Beruhigend ist neben der Konzentration auf gutes Niveau auch das Anliegen, die kaum tragbaren aber tollen „Rüstungen“ aus Leder immer wieder neu zu formulieren und vorzuführen, schon die Startfigur kam wie eine aufgemotzte Schlemmer-Figurine daher, hier mit Airbrush zu einem stilisierten Pythonkopf verwandelt. Ein anspruchsvolles Einleitungsstatement, viel mehr Varianten davon folgten zwar nicht, aber die spannend gemachten Ledercorsagen tauchten hie und da noch auf und belebten den dünnen Flitter in quasi vergewissernder Weise und geschmacksstabilisierend. Letzterer enthält, wie gewohnt, noch sehr viele Rosa-, Pink- und Lilatöne und viele weitere kitschige Anmutungen. Der Balanceakt zwischen ästhetischem Niveau und Pailettengeglitzer geht zwar manchmal, doch nicht immer zugunsten der Geschmackssouveränität aus. Die Entwurfskonzepte aus Marinas Märchen-, Disco- und Romantikland hatten schon immer ihre Tücken.

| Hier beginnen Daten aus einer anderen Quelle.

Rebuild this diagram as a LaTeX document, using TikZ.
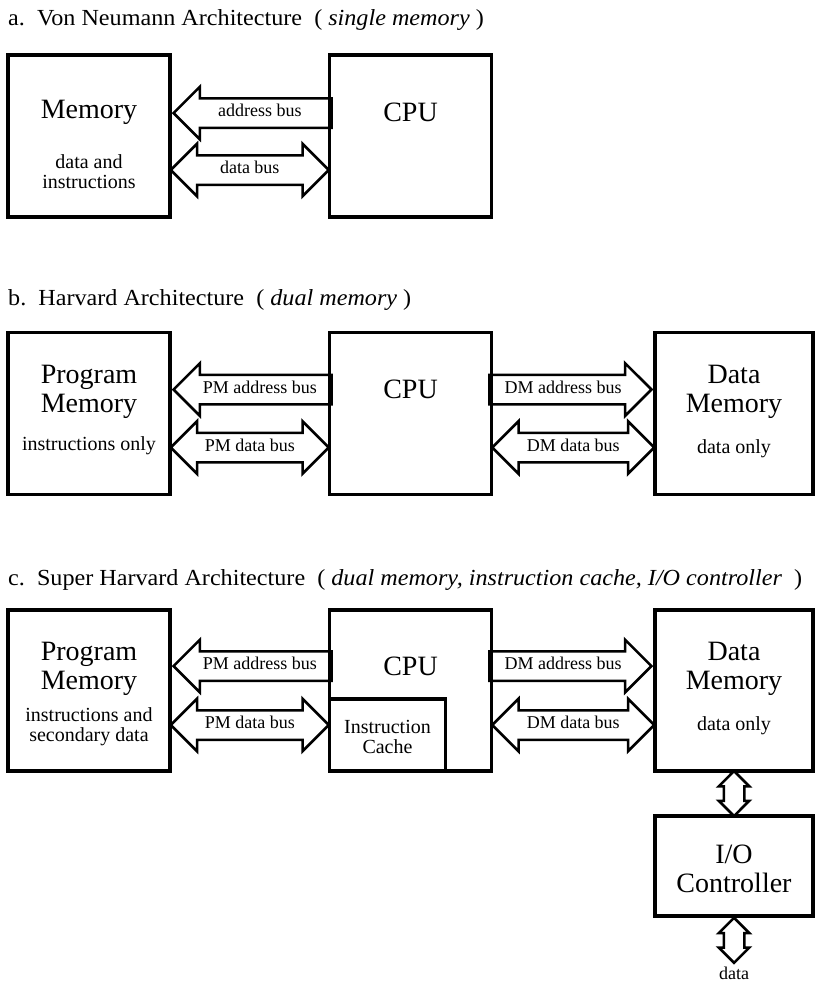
\documentclass[tikz,border=0pt]{standalone}
\usepackage{fontspec}
\setmainfont{Liberation Serif}
\newfontfamily\ttlfont[FakeStretch=1.05]{Liberation Serif}
\usetikzlibrary{shapes.arrows,positioning,calc}

\begin{document}
\begin{tikzpicture}[x=1pt,y=-1pt,node distance=112pt and 156pt,
box/.style={draw,line width=3.5pt,minimum width=162pt,minimum height=162pt,inner sep=0pt},
big/.style={font=\fontsize{28}{29}\selectfont,align=center,inner sep=0pt},
small/.style={font=\fontsize{20}{20}\selectfont,align=center,inner sep=0pt},
ttl/.style={font=\ttlfont\fontsize{23}{24}\selectfont,anchor=base west,inner sep=0pt},
bus/.style={single arrow,draw,line width=2.5pt,font=\fontsize{18}{18}\selectfont,text height=12pt,text depth=5pt,inner ysep=5pt,inner xsep=0pt,single arrow head extend=11.5pt,minimum height=158pt},
dbus/.style={double arrow,draw,line width=2.5pt,font=\fontsize{18}{18}\selectfont,text height=12pt,text depth=5pt,inner ysep=5pt,inner xsep=0pt,double arrow head extend=11.5pt,minimum height=158pt},
vbus/.style={double arrow,draw,line width=2.5pt,rotate=90,text height=0pt,text depth=0pt,inner ysep=9pt,inner xsep=0pt,double arrow head extend=5pt,minimum height=45pt}]
\useasboundingbox (0,0) rectangle (815,983);
% a. von Neumann
\node[ttl] (ta) at (8,25) {a.\ \ Von Neumann Architecture\ \ ( \textit{single memory} )};
\node[box] (mem) at (89,136) {};
\node[box,right=of mem] (cpu) {};
\node[big] (memt) at ([yshift=24pt]mem.center) {Memory};
\node[small] (mems) at ([yshift=-36pt]mem.center) {data and\\instructions};
\node[big] (cput) at ([yshift=24pt]cpu.center) {CPU};
\node[bus,shape border rotate=180,anchor=tip] (ab) at ($(mem.east)+(0,-23)$) {address bus};
\node[dbus] (db) at ($(mem.east)!.5!(cpu.west)+(0,34)$) {data bus};
% b. Harvard
\node[ttl] (tb) at (8,305) {b.\ \ Harvard Architecture\ \ ( \textit{dual memory} )};
\node[box,below=of mem] (pm) {};
\node[box,right=of pm] (hcpu) {};
\node[box,minimum width=158pt,right=160pt of hcpu] (dm) {};
\node[big] (pmt) at ([yshift=22pt]pm.center) {Program\\Memory};
\node[small] (pms) at ([yshift=-32pt]pm.center) {instructions only};
\node[big] (hcput) at ([yshift=24pt]hcpu.center) {CPU};
\node[big] (dmt) at ([yshift=22pt]dm.center) {Data\\Memory};
\node[small] (dms) at ([yshift=-35pt]dm.center) {data only};
\node[bus,shape border rotate=180,anchor=tip] (pab) at ($(pm.east)+(0,-24)$) {PM address bus};
\node[dbus] (pdb) at ($(pm.east)!.5!(hcpu.west)+(0,34)$) {PM data bus};
\node[bus,anchor=tip,minimum height=162pt] (dab) at ($(dm.west)+(0,-24)$) {DM address bus};
\node[dbus,minimum height=162pt] (ddb) at ($(hcpu.east)!.5!(dm.west)+(0,34)$) {DM data bus};
% c. Super Harvard
\node[ttl] (tc) at (8,585) {c.\ \ Super Harvard Architecture\ \ ( \textit{dual memory, instruction cache, I/O controller} \ )};
\node[box,minimum height=161pt,below=of pm] (spm) {};
\node[box,minimum height=161pt,right=of spm] (scpu) {};
\node[box,minimum height=161pt,minimum width=158pt,right=160pt of scpu] (sdm) {};
\node[box,minimum height=100pt,minimum width=158pt,below=41.5pt of sdm] (io) {};
\node[box,minimum width=116pt,minimum height=72pt,anchor=south west] (cache) at (scpu.south west) {};
\node[big] (spmt) at ([yshift=22pt]spm.center) {Program\\Memory};
\node[small] (spms) at ([yshift=-36pt]spm.center) {instructions and\\secondary data};
\node[big] (scput) at ([yshift=24.5pt]scpu.center) {CPU};
\node[small] (cachet) at ([yshift=-2pt]cache.center) {Instruction\\Cache};
\node[big] (sdmt) at ([yshift=22pt]sdm.center) {Data\\Memory};
\node[small] (sdms) at ([yshift=-35pt]sdm.center) {data only};
\node[big] (iot) at ([yshift=-3pt]io.center) {I/O\\Controller};
\node[bus,shape border rotate=180,anchor=tip] (spab) at ($(spm.east)+(0,-24.5)$) {PM address bus};
\node[dbus] (spdb) at ($(spm.east)!.5!(scpu.west)+(0,34.5)$) {PM data bus};
\node[bus,anchor=tip,minimum height=162pt] (sdab) at ($(sdm.west)+(0,-24.5)$) {DM address bus};
\node[dbus,minimum height=162pt] (sddb) at ($(scpu.east)!.5!(sdm.west)+(0,34.5)$) {DM data bus};
\node[vbus] (iob) at ($(sdm.south)!.5!(io.north)$) {};
\node[vbus] (datb) at ($(io.south)+(0,22.5)$) {};
\node[small,font=\fontsize{18}{18}\selectfont] (datat) at ($(io.south)+(0,56)$) {data};
\end{tikzpicture}
\end{document}
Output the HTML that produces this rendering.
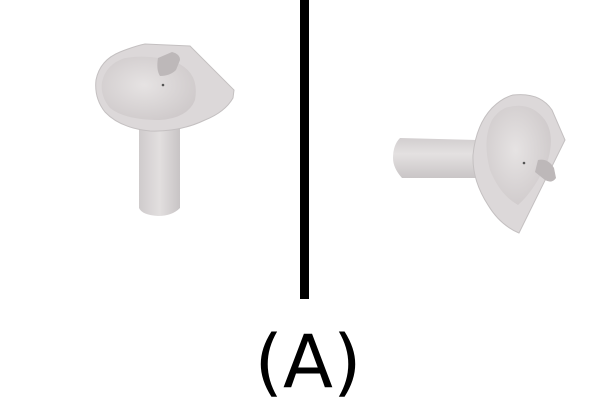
<!DOCTYPE html>
<html><head><meta charset="utf-8">
<style>
html,body{margin:0;padding:0;background:#fff;}
svg{display:block;}
</style></head>
<body>
<svg width="610" height="400" viewBox="0 0 610 400" xmlns="http://www.w3.org/2000/svg">
  <defs>
    <linearGradient id="ped" x1="0" x2="1" y1="0" y2="0">
      <stop offset="0" stop-color="#cfcbcc"/><stop offset="0.5" stop-color="#e2dfdf"/><stop offset="1" stop-color="#c8c4c5"/>
    </linearGradient>
    <linearGradient id="pedh" x1="0" x2="0" y1="0" y2="1">
      <stop offset="0" stop-color="#d2cecf"/><stop offset="0.4" stop-color="#e4e1e1"/><stop offset="1" stop-color="#c9c5c6"/>
    </linearGradient>
    <radialGradient id="bowl" cx="0.45" cy="0.45" r="0.6">
      <stop offset="0" stop-color="#e6e3e3"/><stop offset="1" stop-color="#cfcacb"/>
    </radialGradient>
  </defs>

  <g>
    <path d="M139,128 L180,128 L180,208 Q172,216 158,216 Q142,215 139,208 Z" fill="url(#ped)"/>
    <path d="M96,80 Q100,60 120,52 Q135,46 145,44 L190,46 L234,90 L233,98 Q225,112 205,120 Q180,132 150,131 Q120,128 105,112 Q94,98 96,80 Z" fill="#dcd8d9" stroke="#c4c0c1" stroke-width="1"/>
    <path d="M102,82 Q106,64 125,58 Q150,54 175,62 Q200,72 195,100 Q188,118 160,120 Q125,120 110,108 Q100,96 102,82 Z" fill="url(#bowl)"/>
    <path d="M158,58 L172,52 Q180,54 180,60 L176,70 Q170,76 160,76 Q156,70 158,58 Z" fill="#bdb8b9"/>
    <circle cx="163" cy="85" r="1.3" fill="#555"/>
  </g>

  <rect x="300" y="0" width="9" height="299" fill="#000"/>

  <g>
    <path d="M400,138 L477,140 L477,178 L402,178 Q393,168 393,158 Q393,145 400,138 Z" fill="url(#pedh)"/>
    <path d="M513,95 Q540,92 552,110 L565,140 L519,233 Q500,225 488,205 Q472,180 473,155 Q476,125 492,108 Q502,98 513,95 Z" fill="#dcd8d9" stroke="#c4c0c1" stroke-width="1"/>
    <path d="M505,108 Q530,100 545,120 Q555,135 548,160 Q535,190 518,205 Q500,195 490,170 Q482,140 492,120 Q497,112 505,108 Z" fill="url(#bowl)"/>
    <path d="M538,160 Q548,158 554,168 L556,178 Q552,184 545,180 L535,172 Z" fill="#bdb8b9"/>
    <circle cx="524" cy="163" r="1.3" fill="#555"/>
  </g>

  <text x="308" y="387" text-anchor="middle" font-family="DejaVu Sans, Liberation Sans, sans-serif" font-size="73" fill="#000">(A)</text>
</svg>
</body></html>
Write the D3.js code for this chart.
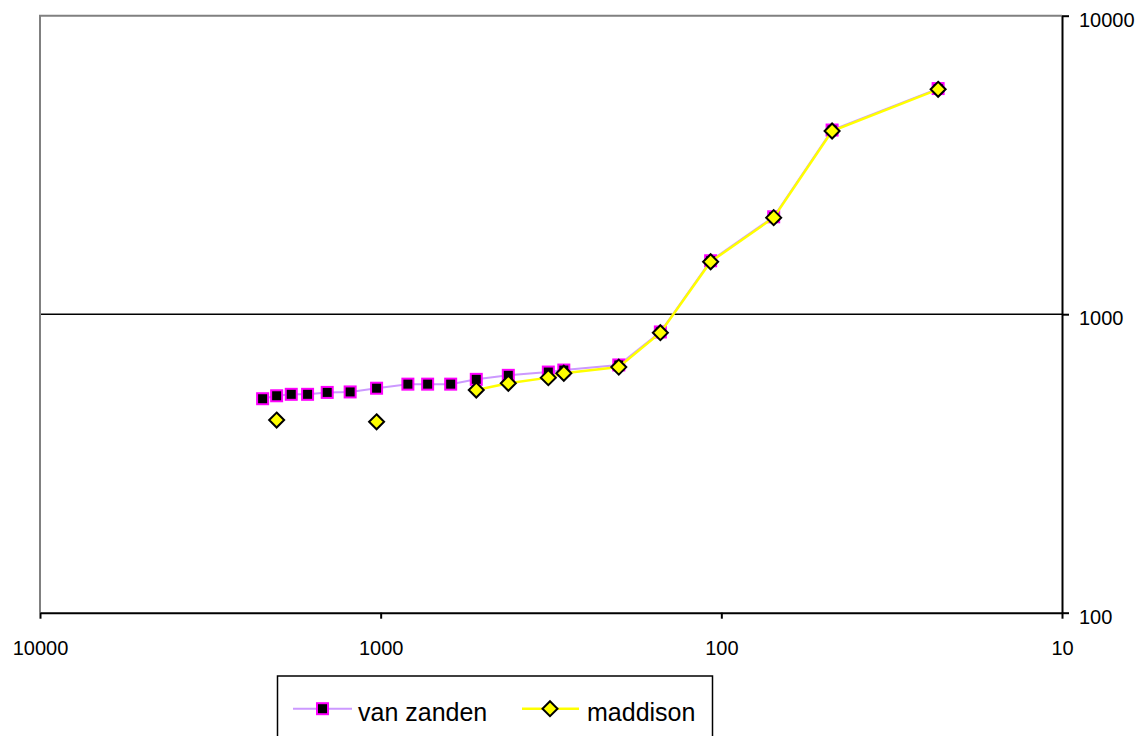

Im positiven Sinne entscheidend war aber der erwähnte Umstand, dass diese Schau die Anbiederung an den kommerziellen Streetwearbedarf mit den aufdringlichen Labelschriftzügen und anderen Billigkeiten außen vor gelassen hat und damit das geschmackliche Raffinement der Designerin wieder deutlicher herausstellte. Und der erwähnte Einzug ökologischer Experimente geht an keiner Stelle auf Kosten des guten und spezifischen Geschmacks, auch das nimmt man als vorteilhaftes Merkmal dieser – wie immer glänzend inszenierten – Schau mit.